There is a significant risk that the political crisis will evolve into an inter-ethnic one. The EU has been incapable of solving it, sometimes even playing a double game.
While Commissioner Johannes Hahn was busy mediating free elections and trying to put an end to the capture of the state, the rising star of his Austrian People’s Party, Foreign Minister Sebastian Kurz, openly backed Gruevski during his campaign.
Last but not least, 18 years after NATO intervention and billions of euros of EU investment in the economy, judiciary and rule of law, Kosovo faces significant challenges in the fight against endemic corruption, poverty and authoritarian rule.
With 1.7 million inhabitants it has become a top exporter of asylum-seekers to Europe over the past few years, right after Syria, Afghanistan and Iraq.
The EU’s only carrot to Kosovo since 2012 has been the prospect of visa liberalisation. Worse, the EU has been pressuring the Kosovo parliament to ratify a border demarcation deal with Montenegro in exchange for visa liberalisation, a conditionality never heard of in Schengen’s history.

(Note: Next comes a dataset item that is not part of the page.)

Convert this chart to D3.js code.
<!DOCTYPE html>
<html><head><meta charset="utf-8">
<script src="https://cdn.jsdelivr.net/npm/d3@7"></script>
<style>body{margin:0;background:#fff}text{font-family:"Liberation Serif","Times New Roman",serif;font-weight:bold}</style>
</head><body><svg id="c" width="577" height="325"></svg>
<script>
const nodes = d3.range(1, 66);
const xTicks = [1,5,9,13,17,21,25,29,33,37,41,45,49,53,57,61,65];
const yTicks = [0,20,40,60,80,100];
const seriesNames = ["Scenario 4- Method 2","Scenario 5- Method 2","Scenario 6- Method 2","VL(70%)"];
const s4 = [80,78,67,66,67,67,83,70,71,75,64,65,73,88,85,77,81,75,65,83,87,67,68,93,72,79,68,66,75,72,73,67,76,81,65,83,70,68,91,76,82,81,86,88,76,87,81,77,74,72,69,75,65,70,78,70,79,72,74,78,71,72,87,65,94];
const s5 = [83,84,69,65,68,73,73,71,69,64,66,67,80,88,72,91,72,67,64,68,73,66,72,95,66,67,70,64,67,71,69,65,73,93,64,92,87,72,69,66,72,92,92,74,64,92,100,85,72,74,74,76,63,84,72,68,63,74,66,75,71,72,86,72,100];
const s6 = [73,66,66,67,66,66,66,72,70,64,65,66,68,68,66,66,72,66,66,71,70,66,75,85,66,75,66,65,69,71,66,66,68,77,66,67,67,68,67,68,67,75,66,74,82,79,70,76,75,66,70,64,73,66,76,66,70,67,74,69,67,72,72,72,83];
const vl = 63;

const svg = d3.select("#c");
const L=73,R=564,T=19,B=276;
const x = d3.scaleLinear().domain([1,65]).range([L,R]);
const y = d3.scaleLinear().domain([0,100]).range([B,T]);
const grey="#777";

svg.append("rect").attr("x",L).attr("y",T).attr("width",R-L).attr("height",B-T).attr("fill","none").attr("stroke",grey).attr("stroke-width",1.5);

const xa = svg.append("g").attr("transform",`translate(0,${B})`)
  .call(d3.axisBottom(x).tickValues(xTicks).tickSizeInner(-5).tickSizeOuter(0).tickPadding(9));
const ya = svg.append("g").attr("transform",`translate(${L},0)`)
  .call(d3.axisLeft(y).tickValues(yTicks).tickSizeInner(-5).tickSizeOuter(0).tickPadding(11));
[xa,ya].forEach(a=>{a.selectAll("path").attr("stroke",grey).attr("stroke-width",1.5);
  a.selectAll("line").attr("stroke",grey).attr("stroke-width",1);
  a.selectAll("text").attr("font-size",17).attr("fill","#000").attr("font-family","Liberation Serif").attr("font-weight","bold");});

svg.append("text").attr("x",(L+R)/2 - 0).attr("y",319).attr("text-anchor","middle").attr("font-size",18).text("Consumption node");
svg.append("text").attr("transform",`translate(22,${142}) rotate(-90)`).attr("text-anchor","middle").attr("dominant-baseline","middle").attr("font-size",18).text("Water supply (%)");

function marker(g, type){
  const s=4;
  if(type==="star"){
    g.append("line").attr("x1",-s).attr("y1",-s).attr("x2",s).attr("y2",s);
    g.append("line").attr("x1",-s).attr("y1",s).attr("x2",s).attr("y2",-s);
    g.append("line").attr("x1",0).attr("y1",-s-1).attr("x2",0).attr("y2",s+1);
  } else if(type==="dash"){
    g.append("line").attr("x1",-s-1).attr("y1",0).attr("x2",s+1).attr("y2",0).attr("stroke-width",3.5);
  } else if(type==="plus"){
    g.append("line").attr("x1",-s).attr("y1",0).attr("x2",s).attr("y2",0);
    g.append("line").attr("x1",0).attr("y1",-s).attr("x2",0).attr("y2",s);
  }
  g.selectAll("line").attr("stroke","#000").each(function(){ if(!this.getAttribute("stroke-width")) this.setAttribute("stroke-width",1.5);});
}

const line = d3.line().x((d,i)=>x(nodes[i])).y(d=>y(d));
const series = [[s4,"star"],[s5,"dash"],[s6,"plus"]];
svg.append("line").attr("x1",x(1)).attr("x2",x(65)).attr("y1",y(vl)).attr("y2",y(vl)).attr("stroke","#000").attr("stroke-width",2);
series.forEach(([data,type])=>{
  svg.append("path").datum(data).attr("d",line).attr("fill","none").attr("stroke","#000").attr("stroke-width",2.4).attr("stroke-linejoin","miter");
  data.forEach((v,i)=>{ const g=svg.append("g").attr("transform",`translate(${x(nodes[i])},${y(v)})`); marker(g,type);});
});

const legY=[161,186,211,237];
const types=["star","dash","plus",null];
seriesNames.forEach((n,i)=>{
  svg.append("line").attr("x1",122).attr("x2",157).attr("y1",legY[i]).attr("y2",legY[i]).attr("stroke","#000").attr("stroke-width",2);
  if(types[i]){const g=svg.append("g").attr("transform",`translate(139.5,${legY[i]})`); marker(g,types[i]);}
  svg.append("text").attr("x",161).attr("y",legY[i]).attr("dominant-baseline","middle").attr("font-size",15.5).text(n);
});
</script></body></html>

Mogherini, during her speech on Saturday (11 March) in Pristina, reiterated this message while declaring Kosovo had met its other key visa conditionality: strengthening its track record in the fight against organised crime and corruption.
Her statement was met with anger and irony by independent observers and commenters on social media. Corruption in Kosovo has been a key problem over the last years without any major figure being convicted. Transparency International Corruption Index 2016 ranks Kosovo 95th, between Benin and Niger.
Regarding the border demarcation deal, independent experts estimate that Kosovo would hand over some 8,200 hectares of territory to Montenegro.
In parallel, the EU has been facilitating negotiations aimed at normalising relations between Kosovo and Serbia since 2011. This process was doomed to fail from the outset because it didn’t include any guiding principles and didn’t require Belgrade to recognise the independence of Kosovo, while avoiding key questions related to war reparations, missing persons and confiscated assets.
The negotiations have not brought any benefit. To the contrary, they have only contributed to exacerbating antagonisms. The best example is the deal on the creation of an Association of Serbian Municipalities in Kosovo, deemed unconstitutional by Kosovo’s Constitutional Court and which would lead to ‘Bosnisation’ of Kosovo.
The people of Kosovo have mobilised strongly against these two deals, with a 205,000 signature petition and large scale protests opposing their ratification. The regime, caught between pressure from Brussels to pass the deals and the prospect of the new Hague-based special court established to indict some of the key figures of the senior ruling party, has responded with violence.
Large scale arrests and political trials against opposition MPs and activists have been orchestrated since 2014, culminating with the suspicious death in custody of a young activist, Astrit Dehari, last November.
For the first time, the EU is becoming an object of criticism among Kosovars, who until recently had been the most pro-European people on the continent. Increasingly, the EU is perceived as unfair and prioritising the European integration of Serbia over the sovereignty of Kosovo, while compromising on its own values of democracy and the rule of law.
Brussels’ incapability to address the volatile situation in the region is increasingly interpreted at best as a sign of impotence and at worst as tolerance of and support to authoritarian regimes for the sake of political stability and self-interest.
This worrying trend is taking place against the background of a rapidly changing global order, and could leave long-lasting traces in the Western Balkans where war ghosts are still present.
The Western Balkans belong in Europe and need the EU now more than ever. It is time for the EU to stand for its values and translate rhetoric into action, before it is too late.